Al-Qaeda and ISIS have carried out several terrorist attacks whilst elections in Europe are underway. Most recently on 20th April 2017 a Jihadi terrorist acting on behalf of ISIS killed one police officer and wounded two others and a tourist on the Champs-Élysées in Paris three days before voting in the first round of the French Presidential election was due to take place.
There were some claims following that attack that it would work to the advantage of the right wing anti immigrant candidate Marine Le Pen. There is no evidence that it did, and in the event Marine Le Pen polled less well in the voting in the election’s first round than many had expected. In the second round she of course lost.
There is no evidence that the Champs-Élysées attack changed a single vote, and I firmly predict the same will be true of tonight’s attacks in London, just as they were true of the previous attack in Manchester.
As it happens there were widespread claims after the Manchester attack that it would work to the advantage of Prime Minister Theresa May. There is no evidence that it did, and following the attack Theresa May’s lead in the opinion polls continued to shrink.
I would add that Western electorates act with similar sangfroid in response to violence during elections which does not involve Jihadi terrorists. During the British Brexit referendum the murder of Jo Cox, a Labour MP who supported Remain, was widely expected to help Remain win. Instead Remain lost, and it was Leave which won.

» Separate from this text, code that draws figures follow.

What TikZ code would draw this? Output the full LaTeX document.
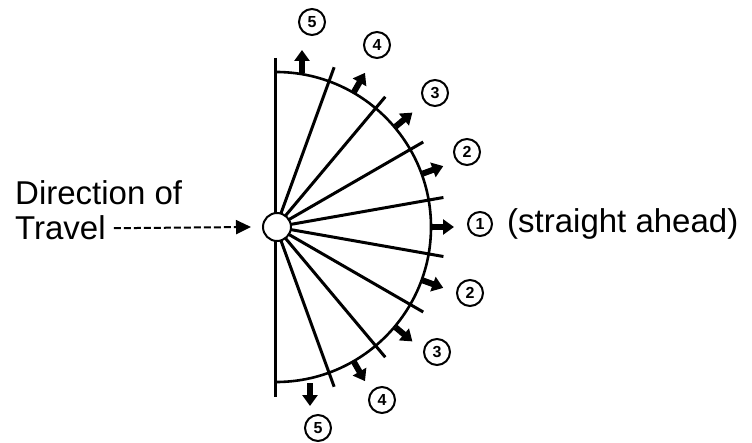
\documentclass[tikz,border=0pt]{standalone}
\usepackage{fontspec}
\setmainfont{Liberation Sans}
\usetikzlibrary{arrows.meta}
\begin{document}
\begin{tikzpicture}[x=1pt,y=1pt,
  bar/.style={line width=3pt},
  rim/.style={line width=2.6pt},
  blk/.style={line width=6pt,-{Triangle[length=11pt,width=15pt]}},
  num/.style={circle,draw,line width=2pt,minimum size=26pt,inner sep=0pt,font=\fontsize{16}{16}\selectfont\bfseries},
  lbl/.style={font=\fontsize{33}{33}\selectfont,inner sep=0pt,anchor=base west}
]
\useasboundingbox (0,0) rectangle (752,442);
\coordinate (C) at (276,215);
\coordinate (vt) at (275,384);
\coordinate (vb) at (275,45);
\draw[bar] (vt) -- (vb);
\draw[rim] (C) ++(90:155) arc[start angle=90,end angle=-90,radius=155];
\foreach \a in {10,30,50,70,-10,-30,-50,-70}
  \draw[bar] (C) -- ++(\a:170);
\node[circle,draw,fill=white,line width=2pt,minimum size=28pt,inner sep=0pt] (hub) at (277,215) {};
% block arrows
\foreach \a in {0,20,40,60,-20,-40,-60}
  \draw[blk] (C) ++(\a:156) -- ++(\a:22);
\coordinate (a5s) at (302,369);
\coordinate (a5e) at (302,392);
\draw[blk] (a5s) -- (a5e);
\coordinate (b5s) at (310,59);
\coordinate (b5e) at (310,36);
\draw[blk] (b5s) -- (b5e);
% numbers
\node[num] (u5) at (312,420) {5};
\node[num] (u4) at (377,397) {4};
\node[num] (u3) at (435,349) {3};
\node[num] (u2) at (467,290) {2};
\node[num] (l2) at (470,149) {2};
\node[num] (l3) at (437,90) {3};
\node[num] (l4) at (382,42) {4};
\node[num] (l5) at (318,14) {5};
\node[num,minimum size=24pt] (one) at (480,218) {1};
\node[lbl] (sa) at (507,209) {(straight ahead)};
% left labels
\node[lbl] (dir) at (15,237) {Direction of};
\node[lbl] (trav) at (15,202) {Travel};
\draw[line width=2pt,dash pattern=on 7pt off 3pt,-{Triangle[length=15pt,width=14pt]}]
  ([xshift=8pt]trav.east) -- ([xshift=-11pt]hub.west);
\end{tikzpicture}
\end{document}
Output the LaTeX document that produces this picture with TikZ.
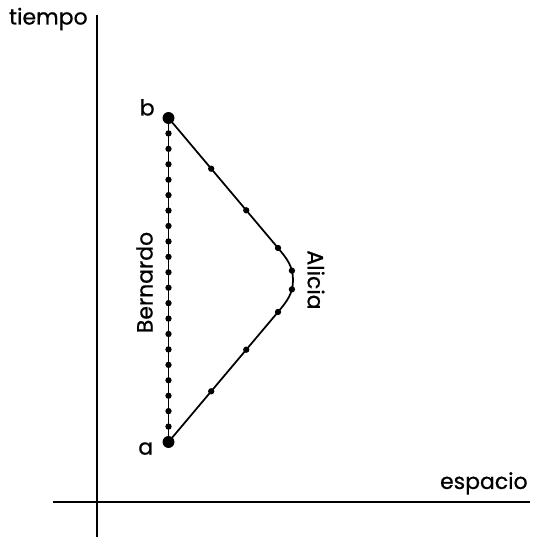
\documentclass[tikz,border=0pt]{standalone}
\usepackage{fontspec}
\setmainfont{Poppins}[FakeBold=0.8]
\usetikzlibrary{calc,positioning}

\tikzset{
  axis/.style={line width=1.3pt},
  worldline/.style={line width=1pt},
  lbl/.style={font=\fontsize{12.5}{15}\selectfont, inner sep=0pt},
}

\begin{document}
\begin{tikzpicture}
  \useasboundingbox (-1.94,-0.70) rectangle (8.80,10.04);
  % ejes
  \draw[axis] (0,-0.70) -- (0,9.74);
  \draw[axis] (-0.88,0) -- (8.66,0);
  \node[lbl, anchor=east] (tiempo) at (-0.18,9.66) {tiempo};
  \node[lbl, anchor=south east] (espacio) at (8.62,0.14) {espacio};
  % sucesos
  \coordinate (a) at (1.43,1.20);
  \coordinate (b) at (1.43,7.68);
  \coordinate (p1) at (3.62,5.08);
  \coordinate (c) at (3.92,4.44);
  \coordinate (p2) at (3.62,3.80);
  \node[lbl, above left=0.04cm and 0.27cm of b] (lb) {b};
  \node[lbl, below left=0cm and 0.3cm of a] (la) {a};
  % Bernardo
  \draw[line width=0.8pt] (a) -- (b);
  \foreach \i in {1,...,20}
    \fill ($(a)!\i/21!(b)$) circle (1.8pt);
  \node[lbl, rotate=90] (bernardo) at (0.95,4.39) {Bernardo};
  % Alicia
  \draw[worldline] (b) -- coordinate[pos=0.39] (t1) coordinate[pos=0.71] (t2) (p1)
    to[out=-50,in=90] coordinate[pos=0.75] (t3) (c)
    to[out=-90,in=50] coordinate[pos=0.25] (t4) (p2)
    -- coordinate[pos=0.29] (t5) coordinate[pos=0.61] (t6) (a);
  \foreach \t in {t1,t2,p1,t3,t4,p2,t5,t6}
    \fill (\t) circle (1.8pt);
  \node[lbl, rotate=-90] (alicia) at (4.38,4.44) {Alicia};
  \fill (a) circle (3.4pt);
  \fill (b) circle (3.4pt);
\end{tikzpicture}
\end{document}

In modern Western societies elections are decided overwhelmingly on economic issues, with Western voters voting in the way which they believe will either protect or improve their living standards. Security issues barely impact on them unless the threat is so overwhelming as to disrupt immediately the normal flow of life. Sporadic terrorist incidents like those which have just happened in London do not do that, which is why their effect on elections is so minimal.
The only possible circumstance in which a terrorist incident might affect the outcome of an election is if one of the politicians who is standing for election visibly mishandles it.

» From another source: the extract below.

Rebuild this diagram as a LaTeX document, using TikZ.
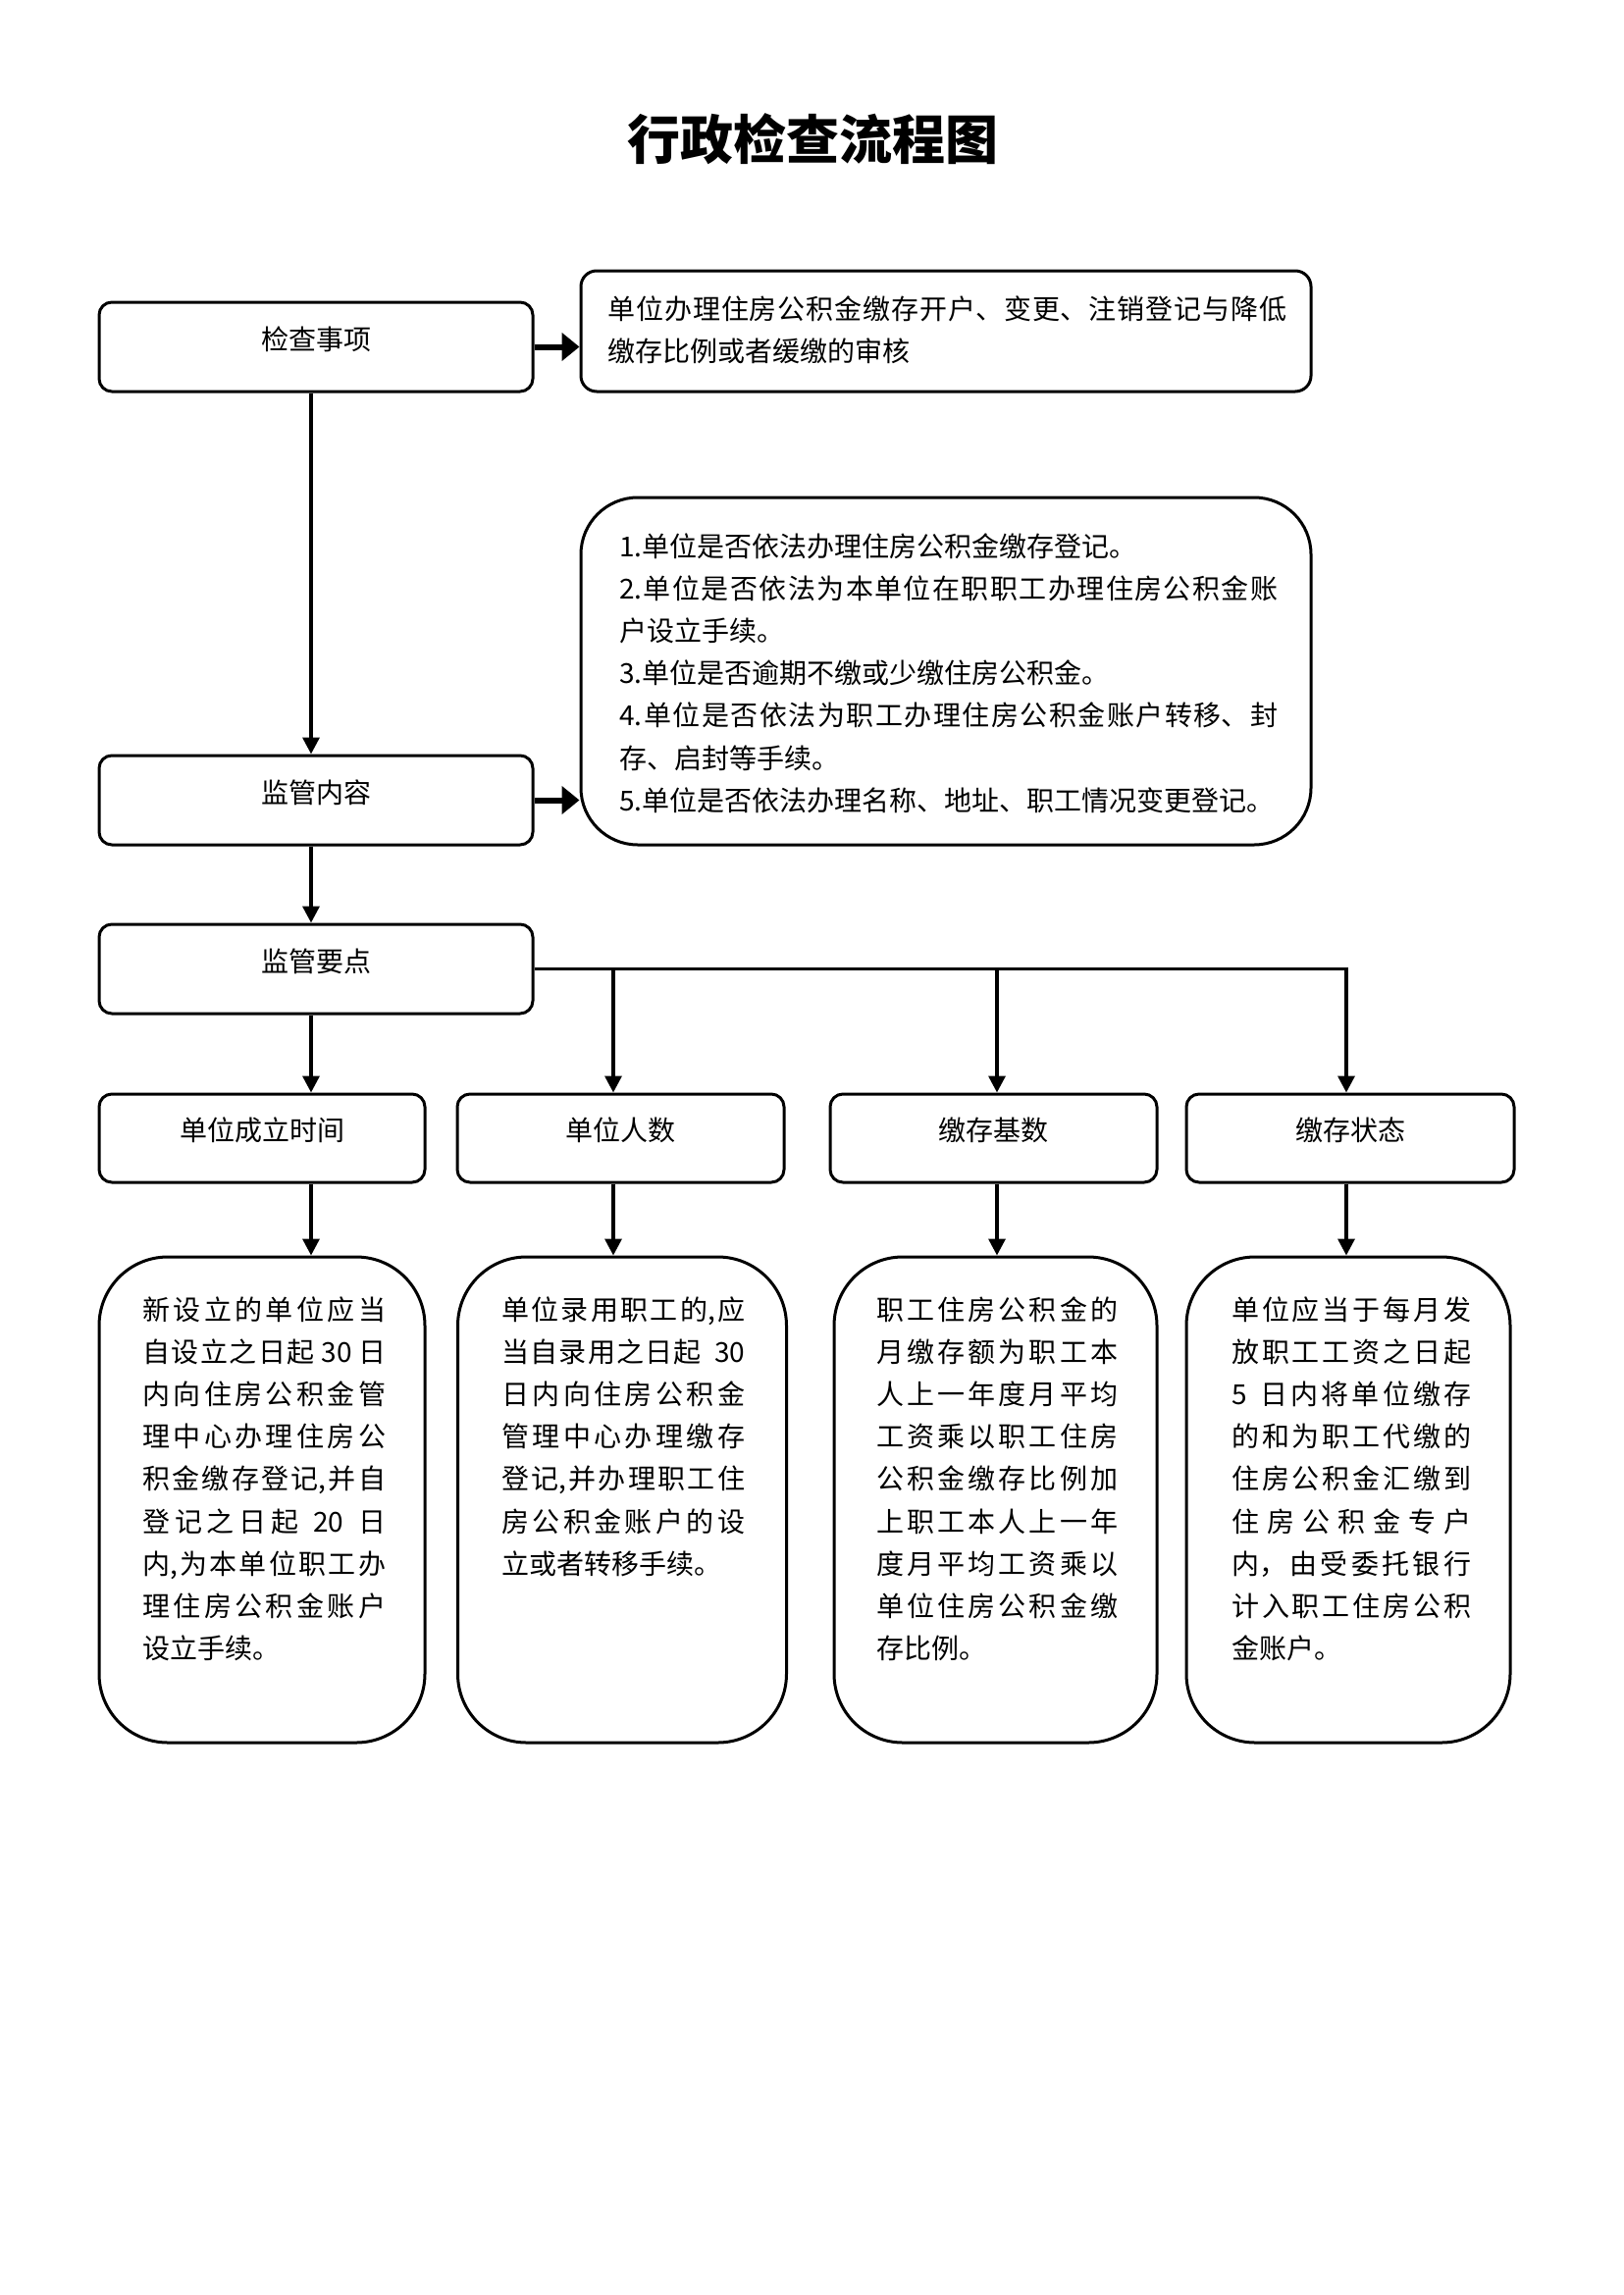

This happened during the Spanish general election of 2004, when the outgoing right wing government of Prime Minister José María Aznar falsely claimed that bomb attacks targeting Madrid’s commuter train system, which happened shortly before the election and which left hundreds of people dead, were the work of Basque separatists rather than Al-Qaeda. The claim was widely and correctly disbelieved, resulting in widespread protests and a popular backlash against the government, which caused it to lose an election it had been universally expected to win.
There is no possibility of anything like that happening on this occasion. Not only is there little doubt as to the identity of the organisation which has perpetrated the London terrorist attacks, but both Prime Minister Theresa May and Labour leader Jeremy Corbyn are well experienced in responding properly to these sort of attacks. Neither of them is going to make the sort of mistake which was made by Aznar and his colleagues in Spain 13 years ago and which could lose them votes.
The terrorist attacks on London will result in a reduction in campaigning in the last days of the election. Contrary to some claims, I doubt this will affect the outcome of the election to any degree, or cause the Labour campaign, which has been visibly gaining momentum, to stall.
By now most people in Britain have already made up their minds about Theresa May and Jeremy Corbyn, and have decided how they are going to vote. Those who are still undecided almost certainly will not make their decision because of anything that happens in the last few days of the campaign. Polling studies show that last minute decisions by voters hardly depend on that.
The universal consensus about this British election is anyway that its outcome will be decided by the extent of Labour’s success in getting young people – who are leaning strongly towards the party – to come out and vote. That points to the importance of canvassing on the eve of the election rather than campaigning, and that will be unaffected by any reduction in campaigning in the election’s last few days.
If ISIS actually believes that terrorist incidents of the sort which its followers have just carried out in London are going to influence or change the outcome of the British election, then it is deluding itself.
As it happens I doubt ISIS believes this. Its primary purpose in carrying out attacks like these is not in my opinion to intimidate Western voters or to panic them into voting differently from how they would otherwise vote. It is to impress on young Muslims ISIS’s strength, and its ability to intrude itself onto the British political process by carrying out attacks on the British mainland during a British election.
In that unfortunately ISIS has been only too successful, which is why it remains the supremely dangerous organisation that it is.